In 2023, the AHA Council established an Ad Hoc Committee on Artificial Intelligence in History Education to develop guidelines for generative AI in history education at all levels. As staff liaison to this committee, I helped to develop its charge and supported its activities. Our meetings generated vigorous debate, but we quickly agreed that history education has specific needs and challenges that might not be addressed in broader institutional policies. The committee sought input from colleagues through panels and listening sessions at regional and national conferences. In May and June 2024, the committee surveyed AHA members. Of 148 respondents, 68.9 percent had redesigned courses to avoid or minimize potential misuses of generative AI—we suspect the number would be even higher now—and an overwhelming majority (92.6 percent) noted that they would appreciate guidance and sample language to use in creating AI policies for their courses. After nearly two years of discussion and investigation, this committee developed Guiding Principles for Artificial Intelligence in History Education, a document formally approved by the AHA Council in July and now available at historians.org/AI-history-education.
Students use AI tools for an array of daily tasks. Some are aware of the ethical, economic, and environmental issues associated with this technology. Even more want to learn about generative AI, how it works, and what it means for privacy, media literacy, our planet, and the future of the workforce. History educators have an opportunity to help students navigate this complex landscape. We also have a responsibility to develop clear and transparent policies that address the ways in which students might use AI for coursework.
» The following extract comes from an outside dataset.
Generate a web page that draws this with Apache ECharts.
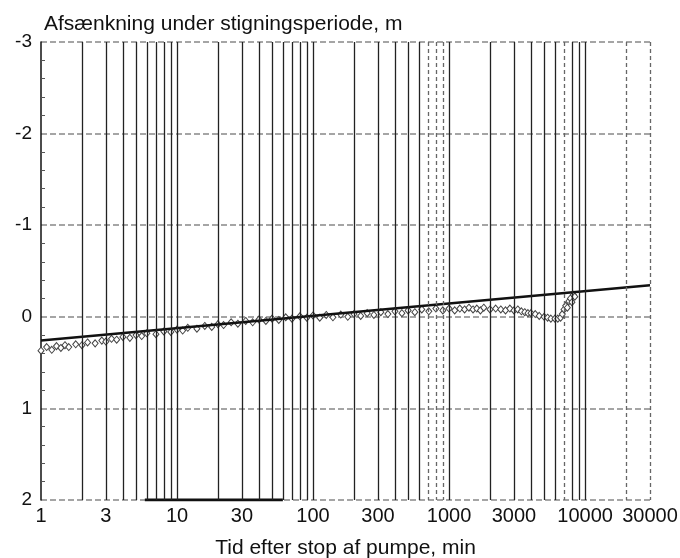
<!DOCTYPE html>
<html>
<head>
<meta charset="utf-8">
<script src="https://cdn.jsdelivr.net/npm/echarts@6/dist/echarts.min.js"></script>
<style>
  html, body { margin: 0; padding: 0; background: #fff; }
  #chart { width: 680px; height: 558px; }
</style>
</head>
<body>
<div id="chart"></div>
<script>
// maalte punkter (tid i min, afsaenkning i m)
var obsTime = [1, 1.1, 1.2, 1.3, 1.4, 1.5, 1.6, 1.8, 2, 2.2, 2.5, 2.8, 3, 3.3, 3.6, 4, 4.5, 5, 5.5, 6,
    7, 8, 9, 10, 11, 12, 14, 16, 18, 20, 22, 25, 28, 32, 36, 40, 45, 50, 56, 63,
    70, 80, 90, 100, 112, 125, 140, 160, 180, 200, 224, 250, 280, 315, 355, 400, 450, 500, 560, 630,
    710, 800, 900, 1000, 1100, 1200, 1300, 1400, 1500, 1600, 1700, 1800, 2000, 2200, 2400, 2600, 2800, 3000, 3200, 3400,
    3600, 3800, 4000, 4300, 4600, 5000, 5300, 5600, 6000, 6300, 6600, 6800, 7000, 7200, 7400, 7600, 7800, 8000, 8200, 8400];
var obsDraw = [0.37, 0.33, 0.36, 0.32, 0.34, 0.31, 0.33, 0.30, 0.31, 0.28, 0.29, 0.26, 0.27, 0.24, 0.25, 0.22, 0.23, 0.20, 0.21, 0.18,
    0.19, 0.16, 0.165, 0.14, 0.15, 0.12, 0.13, 0.10, 0.11, 0.08, 0.09, 0.06, 0.075, 0.045, 0.06, 0.03, 0.045, 0.02, 0.035, 0.005,
    0.02, -0.005, 0.01, -0.015, 0.01, -0.02, 0.005, -0.025, 0.0, -0.03, -0.01, -0.04, -0.02, -0.05, -0.03, -0.06, -0.04, -0.07, -0.05, -0.08,
    -0.06, -0.09, -0.07, -0.09, -0.07, -0.09, -0.08, -0.10, -0.08, -0.09, -0.07, -0.10, -0.08, -0.09, -0.08, -0.07, -0.09, -0.07, -0.08, -0.06,
    -0.05, -0.04, -0.04, -0.03, -0.01, 0.0, 0.01, 0.02, 0.02, 0.02, 0.01, -0.03, -0.08, -0.12, -0.10, -0.17, -0.20, -0.16, -0.24, -0.22];

// tilpasset ret linje
var fitTime = [1, 30000];
var fitDraw = [0.26, -0.345];

// tyk streg langs bunden
var baseBarTime = [5.8, 60];
var baseBarDraw = [2, 2];

var xLabelValues = [1, 3, 10, 30, 100, 300, 1000, 3000, 10000, 30000];

// lodrette gitterlinjer paa log-papir
var gridSolid = [2, 3, 4, 5, 6, 7, 8, 9, 10, 20, 30, 40, 50, 60, 70, 80, 90, 100,
    200, 300, 400, 500, 600, 1000, 2000, 3000, 4000, 5000, 6000, 8000, 9000, 10000];
var gridDotted = [700, 800, 900, 7000, 20000, 30000];

var FONT = 'Liberation Sans, Arial, sans-serif';

function pairs(xs, ys) {
    var out = [];
    for (var i = 0; i < xs.length; i++) out.push([xs[i], ys[i]]);
    return out;
}

function vlines(vals) {
    return vals.map(function (v) { return { xAxis: v }; });
}

var chart = echarts.init(document.getElementById('chart'));

var option = {
    backgroundColor: '#fff',
    animation: false,
    textStyle: { fontFamily: FONT, color: '#111' },
    title: {
        text: 'Afsænkning under stigningsperiode, m',
        left: 39,
        top: 9,
        textStyle: { fontSize: 21, fontWeight: 'normal', color: '#111', fontFamily: FONT }
    },
    grid: { left: 41, top: 42, right: 30, bottom: 58, containLabel: false, outerBoundsMode: 'none' },
    xAxis: {
        type: 'log',
        logBase: 10,
        min: 1,
        max: 30000,
        name: 'Tid efter stop af pumpe, min',
        nameLocation: 'middle',
        nameGap: 38,
        nameTextStyle: { fontSize: 21, color: '#111', fontFamily: FONT },
        axisLine: { show: false },
        axisTick: { show: false },
        splitLine: { show: false },
        axisLabel: {
            fontSize: 20,
            color: '#111',
            margin: 6,
            customValues: xLabelValues,
            formatter: function (v) { return String(Math.round(v)); }
        }
    },
    yAxis: {
        type: 'value',
        inverse: true,
        min: -3,
        max: 2,
        interval: 1,
        axisLine: { show: true, lineStyle: { color: '#111', width: 1.5 } },
        axisTick: { show: false, inside: true },
        minorTick: { show: true, splitNumber: 5, length: 4, lineStyle: { color: '#555' } },
        axisLabel: { fontSize: 19, color: '#111', margin: 9 },
        splitLine: { show: true, lineStyle: { color: '#888', type: [6, 3], width: 1.5 } }
    },
    series: [
        {
            type: 'line',
            silent: true,
            data: [],
            markLine: {
                silent: true,
                symbol: 'none',
                label: { show: false },
                lineStyle: { color: '#222', type: 'solid', width: 1.3 },
                data: vlines(gridSolid)
            }
        },
        {
            type: 'line',
            silent: true,
            data: [],
            markLine: {
                silent: true,
                symbol: 'none',
                label: { show: false },
                lineStyle: { color: '#666', type: [4, 3], width: 1.3 },
                data: vlines(gridDotted)
            }
        },
        {
            name: 'maalt',
            type: 'line',
            data: pairs(obsTime, obsDraw),
            lineStyle: { width: 0 },
            symbol: 'diamond',
            symbolSize: [6, 7],
            itemStyle: { color: '#fff', borderColor: '#444', borderWidth: 1 },
            z: 3
        },
        {
            name: 'tilpasset',
            type: 'line',
            data: pairs(fitTime, fitDraw),
            symbol: 'none',
            lineStyle: { color: '#111', width: 2.5 },
            z: 4
        },
        {
            type: 'line',
            data: pairs(baseBarTime, baseBarDraw),
            symbol: 'none',
            lineStyle: { color: '#111', width: 3 },
            z: 4
        }
    ]
};

chart.setOption(option);
</script>
</body>
</html>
Some technologists predict that AI will revolutionize teaching and learning. Indeed, a charter school network now promises to educate its students without any academic faculty at all. Yet education is—and must remain—a deeply human project. That a school can operate without teachers does not mean that this is a worthy endeavor or a reasonable goal. “Our goal is to foster a different trajectory,” the Guiding Principles resource asserts, “whereby generative AI is seen as a tool that supports the pursuit of knowledge, not a shortcut that replaces meaningful work.”
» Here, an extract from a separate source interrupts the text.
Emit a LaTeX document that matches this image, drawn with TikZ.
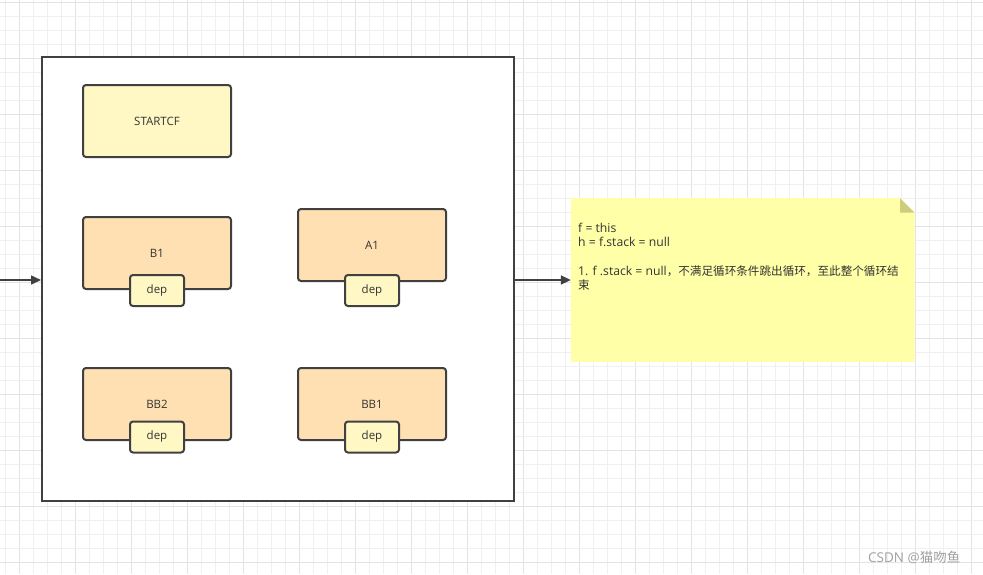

The committee identified 14 guiding principles that reenforce five overarching conclusions. Historical thinking, we insist, matters more than ever. It can equip students to thrive in a world awash in AI-generated content, enabling them to understand the capabilities and limitations of this technology. As educators, we can promote AI literacy, but a first step will be to adopt clear and transparent policies that address how many students already use these tools. Generative AI offers shortcuts to accelerate or refine many tasks, but it cannot diminish the value of historical expertise.
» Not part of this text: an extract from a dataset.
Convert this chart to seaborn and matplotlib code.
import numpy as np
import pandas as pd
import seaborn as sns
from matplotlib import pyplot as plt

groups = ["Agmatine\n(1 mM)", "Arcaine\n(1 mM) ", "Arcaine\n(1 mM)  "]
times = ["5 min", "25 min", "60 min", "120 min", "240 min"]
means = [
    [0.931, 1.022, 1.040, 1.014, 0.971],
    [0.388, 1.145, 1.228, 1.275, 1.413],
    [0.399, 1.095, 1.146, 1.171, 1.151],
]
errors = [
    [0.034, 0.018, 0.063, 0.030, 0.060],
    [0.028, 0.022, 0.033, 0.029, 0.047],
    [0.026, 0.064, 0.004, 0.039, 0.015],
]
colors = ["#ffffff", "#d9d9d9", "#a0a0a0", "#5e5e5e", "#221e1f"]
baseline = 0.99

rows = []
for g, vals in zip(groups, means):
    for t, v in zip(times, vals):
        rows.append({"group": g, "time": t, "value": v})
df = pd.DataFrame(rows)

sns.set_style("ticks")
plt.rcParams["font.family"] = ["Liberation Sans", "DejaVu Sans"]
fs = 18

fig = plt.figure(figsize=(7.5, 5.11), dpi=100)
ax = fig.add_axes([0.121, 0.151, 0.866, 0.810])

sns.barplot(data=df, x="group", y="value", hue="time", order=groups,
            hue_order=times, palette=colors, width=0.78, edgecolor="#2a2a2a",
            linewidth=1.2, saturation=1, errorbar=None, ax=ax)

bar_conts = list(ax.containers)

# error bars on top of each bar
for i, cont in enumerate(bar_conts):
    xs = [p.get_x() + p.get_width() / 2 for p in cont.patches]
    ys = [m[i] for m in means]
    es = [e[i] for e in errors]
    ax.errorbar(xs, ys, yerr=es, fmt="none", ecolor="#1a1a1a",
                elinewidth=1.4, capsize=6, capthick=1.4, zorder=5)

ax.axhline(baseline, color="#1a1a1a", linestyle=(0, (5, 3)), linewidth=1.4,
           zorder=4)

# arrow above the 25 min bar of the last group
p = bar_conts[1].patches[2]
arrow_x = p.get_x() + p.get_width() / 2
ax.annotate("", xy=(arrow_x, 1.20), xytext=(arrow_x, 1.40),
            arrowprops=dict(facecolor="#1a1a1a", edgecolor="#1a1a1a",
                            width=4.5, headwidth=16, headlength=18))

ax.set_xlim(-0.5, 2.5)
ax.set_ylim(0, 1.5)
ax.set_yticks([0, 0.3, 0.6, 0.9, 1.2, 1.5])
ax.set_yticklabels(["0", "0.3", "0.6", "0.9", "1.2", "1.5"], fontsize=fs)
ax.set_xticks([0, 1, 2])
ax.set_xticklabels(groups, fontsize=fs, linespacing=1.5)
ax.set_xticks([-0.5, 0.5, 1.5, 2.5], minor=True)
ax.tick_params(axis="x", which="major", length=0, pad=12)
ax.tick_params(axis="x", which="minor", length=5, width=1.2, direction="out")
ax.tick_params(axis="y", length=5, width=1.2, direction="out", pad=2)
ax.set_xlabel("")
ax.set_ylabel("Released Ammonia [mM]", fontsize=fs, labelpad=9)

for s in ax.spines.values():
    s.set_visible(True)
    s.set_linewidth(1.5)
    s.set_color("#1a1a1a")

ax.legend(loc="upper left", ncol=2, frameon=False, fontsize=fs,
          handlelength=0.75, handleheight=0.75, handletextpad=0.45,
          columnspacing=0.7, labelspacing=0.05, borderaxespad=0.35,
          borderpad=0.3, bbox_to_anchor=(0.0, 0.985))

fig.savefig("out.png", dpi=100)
The committee’s conclusions are offered with deep respect for the full range of opinions among history educators about the future of AI. The extent of AI’s implications for history education are not yet clear, and we opted to address a discrete subset of concerns. No one-size-fits-all AI policy can meet the needs of every course, department, or institution. As such, the committee developed a sample chart outlining ways that many students may already use generative AI and offering recommendations about what could constitute acceptable use. We envision this as a starting point for conversations about policies at the course and department levels with both students and colleagues.
History invites us to consider what it means to be human. This question takes on new significance in an age of machine learning. The ball is in our court.